Another possibility is that Vodafone`s operations in Kenya and Egypt will be moved into the Vodacom portfolio, to strengthen Vodacom`s presence in Africa, where it lags behind local rival MTN.

"At this point we don`t know. Vodafone and Telkom will have to sit down and work [it] out," says Vodacom CEO .

"Our strategy has been focused foremost on South Africa, the key market in Africa. Although we would obviously be keen to look at any opportunities on the continent, it will largely depend on our shareholders` appetite for other African markets."

Knott-Craig says VOIP is, strictly speaking, voice being run over a data network, so in truth he doesn`t see it as competition.

"The future is not about pushing data over a voice network, it is about building high-speed data networks and voice becoming just one product," he says. "A 3G network is simply the first step in that. Ultimately it will be a broadband connection for voice, data and, in all probability, TV as well."

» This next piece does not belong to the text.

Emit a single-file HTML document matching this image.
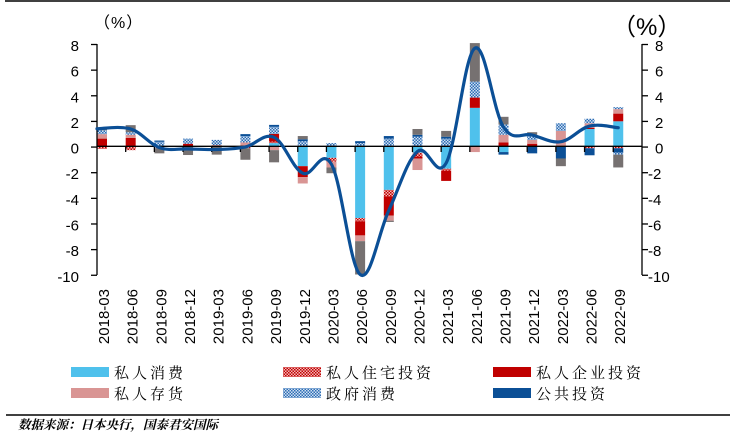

Knott-Craig says he believes that over the next few years, the sector will change even more radically than it did when mobile telephony first came along 15 years ago. "It`s a whole new philosophy. Operators must run with it or risk being left behind."

THREATS ALL AROUND

Talaat Laham, CEO of Cell C ch recently launched its own 3G service says that although VOIP operators could be seen as enviable rivals of a sort to mobile operators, he believes VOIP will also be offered by the cell providers in the future. "We obviously study any and all technologies and may even provide them to the market," says Laham.

"We are also able to learn from the mistakes of others. A case in point is 3G. It has caused some difficulties for us, but it has pointed out some pitfalls to avoid."

He believes that despite the hoopla about mobile data, voice will still remain the most important revenue generator for some time to come. "We will keep an eye on it," he says, simply.

BMI-T`s Nielson points out that although data revenues continue to grow rapidly, they will still account for less than 10% of total operator revenues at least until 2009.

"[You may also ask about] the relative profits in different types of data services For example, might instant messaging/chat or push-to-talk become so popular that they will replace the currently highly profitable SMS business?"

INCREASED COMPETITION

Undoubtedly one of the most exciting issues for 2006 is Cell C`s partnership with Virgin Mobile. "The venture, in which Virgin will operate in South Africa as a service provider, has both parties bringing something to the table," he says.

"Virgin offers an internationally recognised brand, along with knowledge and experience of other markets, while Cell C can offer a high quality network and strong understanding of local consumers." Laham claims that the deal will be great for consumers, as it will stimulate competition. Knott-Craig says the event will be good for the industry. "It will inject a degree of sexiness into the market and competition is always good for the industry. More importantly, fiercer competition will ultimately mean consumers will get a better deal," he says.

Laham is confident that Cell C will also benefit from another major change in the industry, mobile number portability (MNP), in June. "We have already started working with other operators and Icasa as we begin preparation for it, and as a late entrant into the market, we expect it to benefit us most of all," he claims.

"MNP will lead to churn, which will help us purely due to the numbers game. As has been proven in other countries, the smaller operators inevitably benefit, although naturally it is most beneficial to subscribers."

According to Nielson, although Cell C has the most to gain, MNP`s impact has been overplayed. There won`t be net market share growth for any of the players, he says.

"The jury is also still out on how it will be implemented and what the real cost to the consumer will be, as well as how much of an inhibitor this cost will be perceived to be, in the minds of customers," states Nielson.

Knott-Craig holds a similar view, saying that in every nation that has so far seen it, the experience has been that it is not as simple as seems and involves admin, which mean customers have to be really angry with their existing provider to go through with it. "[Nevertheless] Vodacom is certainly taking the issue very, very seriously indeed," he says.